Author Gary Gambill said the Assad regime, despite massive Iranian and Russian support, continued to lose territory to the rebels. Gambill, deemed a leading U.S. analyst on Syria, said the regime failed to recruit sufficient manpower to secure the nation’s borders and overpower the Sunni majority.

“The Syrian regime cannot hope to win the war through conventional warfare,” the report said. “The country’s disenfranchised Sunni Arab majority has a fivefold demographic advantage over Assad’s quasi-Shiite Alawite sect, which dominates pro-regime forces. Moreover, Syria is surrounded by hostile Sunni states and Assad lacks the manpower to plug its porous borders.”

The report said Assad’s military has failed to capitalize on the capture of Qusair along the border with Lebanon and the Khalidiyah district of Homs. Gambill said the rebels blocked a Syrian Army drive in the Ghouta suburbs of Damascus and were preparing for another offensive.

“Unrestrained use of CW has the potential to turn the tide of the war, at least in the short-term,” the report said. “With the large majority of Syrian civilians potentially within range of government artillery — and all within range of aircraft — widespread CW deployment could eviscerate the rebellion in heavily populated areas of the country.”

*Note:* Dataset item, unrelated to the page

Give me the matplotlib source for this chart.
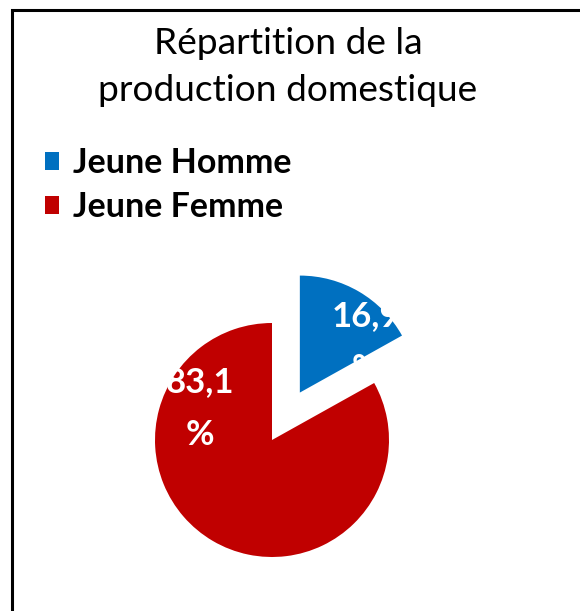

The report said Assad was believed to have drafted a CW strategy. One scenario was that the United States could work for a ceasefire in the revolt to prevent CW assets from falling into the hands of Al Qaida-aligned rebels. “Any disarmament plan would lock U.S. officials into dealing routinely with his government and give them a stake in its survival for as long as the process takes — which Assad will therefore be sure to drag out,” the report said. “On top of this, he is now demanding that Washington stop arming Syrian rebels as a quid pro quo. Other demands and provisos are sure to follow.”